A study conducted at the University at Buffalo trains ChatGPT to recognize locations in disaster victims’ social media posts and potentially help first responders reach victims more quickly and save more lives.
Disaster victims frequently turn to social media and plead for help when 911 systems become overloaded, yet first responders often don’t have the resources to monitor social media feeds during a disaster. The UB-led research team hopes their work could lead to AI systems that automatically process social media data for emergency services.
While current tools can be trained to recognize complete location descriptions, it would require a large dataset of accurately labeled location descriptions specific to a given local area, a labor-intensive and time-consuming process.
Yingjie Hu, associate professor in the UB Department of Geography and lead author of the study said: “Although there’s a lack of labeled datasets, first responders have a lot of knowledge about the way locations described in their local area, whether it the name of a restaurant or a popular intersection. So we asked ourselves: How can we quickly and efficiently infuse this geoknowledge into a machine learning model?”
According to Techxplore, the answer is GPT models- large language models that already trained from billions of webpages, which Hu’s team thought could quickly learn to accurately interpret location data from social media posts.
To do so, the researchers first provided GPT with 22 real tweets from Hurricane Harvey victims and told it which words in the post described a location and what kind of location it was describing (whether it be an address, street, intersection, business, or landmark). They then tested the geoknowledge-guided ChatGPT on another 978 Hurricane Harvey tweets and asked it to extract the location words and guess the location category by itself. The geoknowledge-guided GPT models were 76% better at recognizing location descriptions than those not provided with geoknowledge.
However, it is crucial that the model receives good prompts from the humans operating it.
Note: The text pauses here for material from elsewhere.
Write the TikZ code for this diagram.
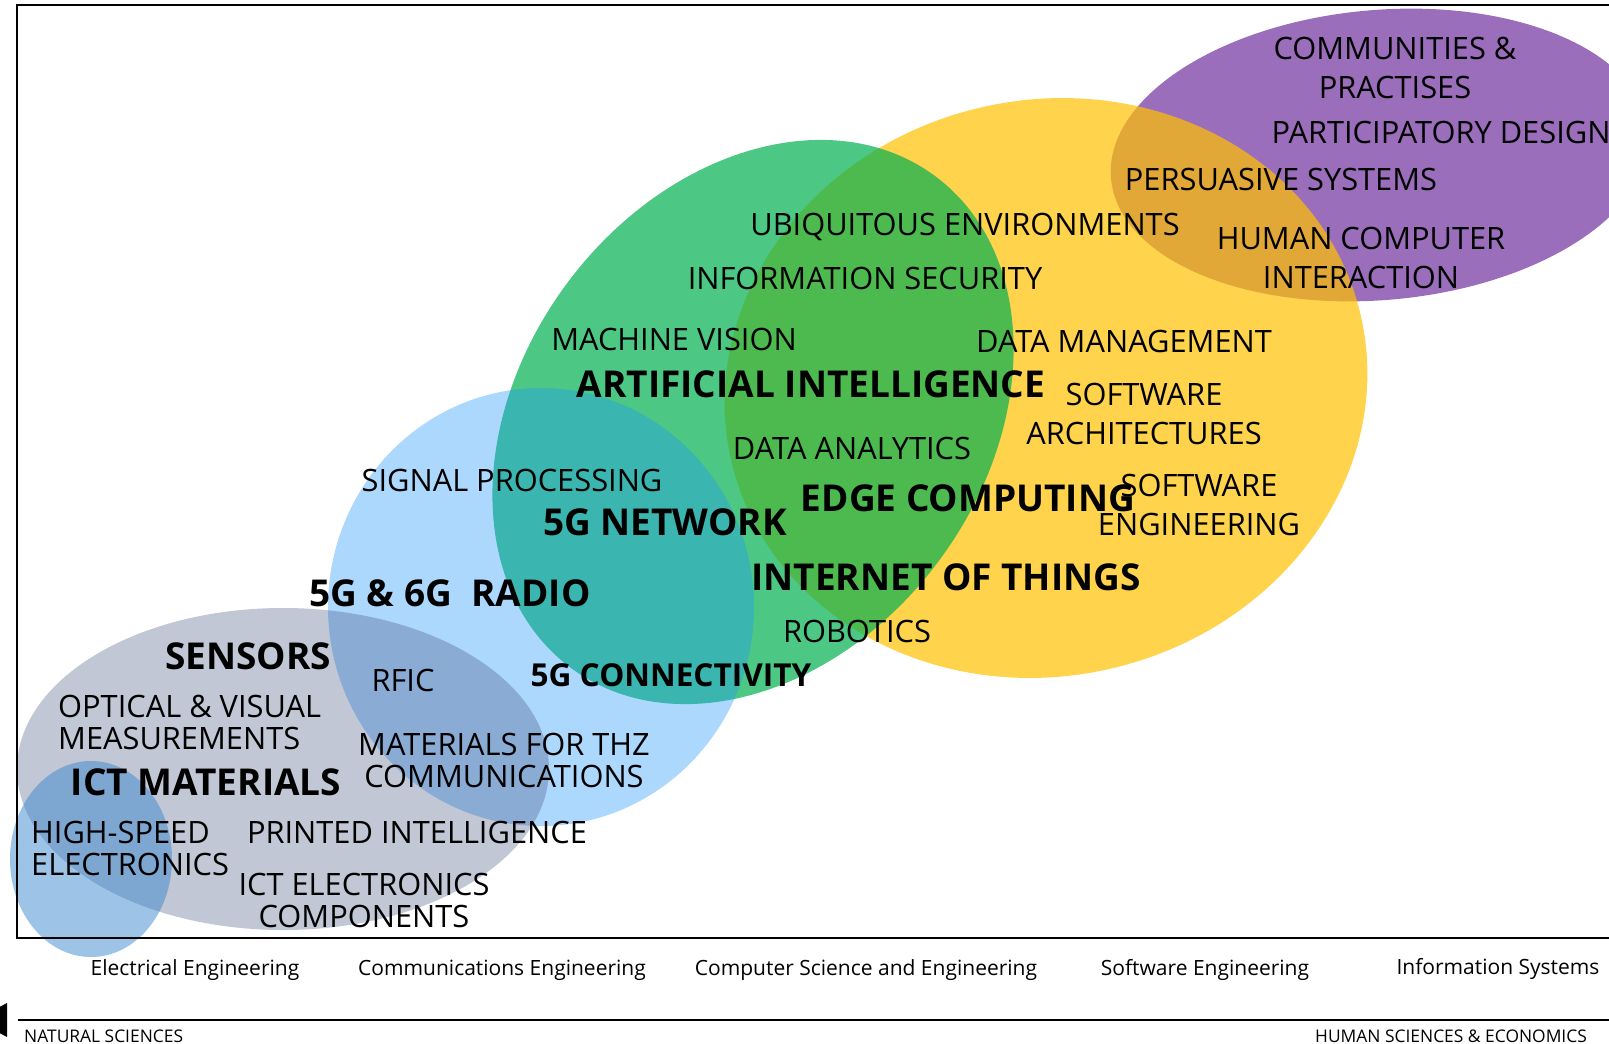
\documentclass[tikz,border=0pt]{standalone}
\usepackage{fontspec}
\setmainfont{Open Sans}
\usepackage{tikz}
\definecolor{purpleC}{RGB}{112,48,160}
\definecolor{yellowC}{RGB}{255,192,0}
\definecolor{greenC}{RGB}{0,176,80}
\definecolor{radioC}{RGB}{27,147,253}
\definecolor{greyC}{RGB}{64,80,124}
\definecolor{speedC}{RGB}{47,128,202}

\begin{document}
\begin{tikzpicture}[x=1pt, y=-1pt,
  lbl/.style={align=center, inner sep=0pt, font=\fontsize{30.8}{32}\selectfont},
  lblwide/.style={lbl, font=\fontsize{30.8}{39}\selectfont},
  key/.style={inner sep=0pt, font=\bfseries\fontsize{37}{38}\selectfont},
  field/.style={inner sep=0pt, font=\fontsize{21}{24}\selectfont},
  side/.style={inner sep=0pt, font=\fontsize{17.4}{20}\selectfont}]
  \useasboundingbox (0,0) rectangle (1609,1044);
  % Areas
  \fill[purpleC, fill opacity=0.7, rotate around={5:(1380,155)}] (1380,155) ellipse [x radius=270, y radius=145];
  \fill[yellowC, fill opacity=0.7, rotate around={13:(1046,388)}] (1046,388) ellipse [x radius=323, y radius=288];
  \fill[greenC, fill opacity=0.7, rotate around={53.5:(753,422)}] (753,422) ellipse [x radius=306, y radius=232];
  \fill[radioC, fill opacity=0.36] (541,607) ellipse [x radius=213, y radius=219];
  \fill[greyC, fill opacity=0.32] (283,769) ellipse [x radius=266, y radius=161];
  \fill[speedC, fill opacity=0.47] (91,859) ellipse [x radius=81, y radius=98];
  % Frame
  \draw[line width=2pt] (1609,5) -- (17,5) -- (17,938) -- (1609,938);
  % Information Systems
  \node[lblwide] (comm) at (1395,68) {COMMUNITIES \&\\PRACTISES};
  \node[lbl] (partic) at (1441,132.5) {PARTICIPATORY DESIGN};
  \node[lbl] (persu) at (1281,179) {PERSUASIVE SYSTEMS};
  \node[lblwide] (hci) at (1361,258) {HUMAN COMPUTER\\INTERACTION};
  % Software Engineering
  \node[lbl] (ubiq) at (965,226.5) {UBIQUITOUS ENVIRONMENTS};
  \node[lbl] (datam) at (1124,341) {DATA MANAGEMENT};
  \node[lblwide] (swarch) at (1144,413.5) {SOFTWARE\\ARCHITECTURES};
  \node[lblwide] (sweng) at (1199,505) {SOFTWARE\\ENGINEERING};
  \node[key] (edge) at (968,498) {EDGE COMPUTING};
  \node[key] (iot) at (946,577) {INTERNET OF THINGS};
  \node[lbl] (robo) at (857,631) {ROBOTICS};
  % Computer Science
  \node[lbl] (infosec) at (865,278) {INFORMATION SECURITY};
  \node[lbl] (vision) at (674,339) {MACHINE VISION};
  \node[key] (ai) at (811,384) {ARTIFICIAL INTELLIGENCE};
  \node[lbl] (analytics) at (852,448) {DATA ANALYTICS};
  % Communications
  \node[lbl] (signal) at (512,480) {SIGNAL PROCESSING};
  \node[key] (net) at (665,522) {5G NETWORK};
  \node[key] (radio) at (450,593) {5G \& 6G\ \ RADIO};
  \node[key, font=\bfseries\fontsize{31.6}{34}\selectfont] (conn) at (671,675) {5G CONNECTIVITY};
  \node[lbl] (rfic) at (403,680) {RFIC};
  \node[lbl] (thz) at (504,760.5) {MATERIALS FOR THZ\\COMMUNICATIONS};
  % Electrical
  \node[key] (sensors) at (248,656) {SENSORS};
  \node[lbl, align=left, anchor=west] (optical) at (58,722) {OPTICAL \& VISUAL\\MEASUREMENTS};
  \node[key] (ictmat) at (206,782) {ICT MATERIALS};
  \node[lbl, align=left, anchor=west] (speed) at (31,848) {HIGH-SPEED\\ELECTRONICS};
  \node[lbl] (printed) at (417,832) {PRINTED INTELLIGENCE};
  \node[lbl] (ictel) at (364,900) {ICT ELECTRONICS\\COMPONENTS};
  % Text Below
  \node[field] (ee) at (195,970) {Electrical Engineering};
  \node[field] (ce) at (502,970) {Communications Engineering};
  \node[field] (cse) at (866,970) {Computer Science and Engineering};
  \node[field] (se) at (1205,970) {Software Engineering};
  \node[field] (is) at (1498,969) {Information Systems};
  % Axis
  \draw[line width=2pt] (18,1020) -- (1609,1020);
  \fill (7,1003) -- (7,1037) -- (-25,1020) -- cycle;
  \node[side, anchor=west] (nat) at (24,1036) {NATURAL SCIENCES};
  \node[side, anchor=east] (hum) at (1587,1036) {HUMAN SCIENCES \& ECONOMICS};
\end{tikzpicture}
\end{document}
For example, ChatGPT may not consider a stretch of highway between two specific exits as a location unless specifically prompted to do so.
Hu reportedly hopes their efforts can simplify the use of AI technologies so that emergency managers can use them without being AI experts themselves. Further research will have to done to use GPT’s extracted location descriptions to actually geolocate victims, and perhaps figure out ways to filter out irrelevant or false posts about a disaster.
The study published in October in the International Journal of Geographical Information Science.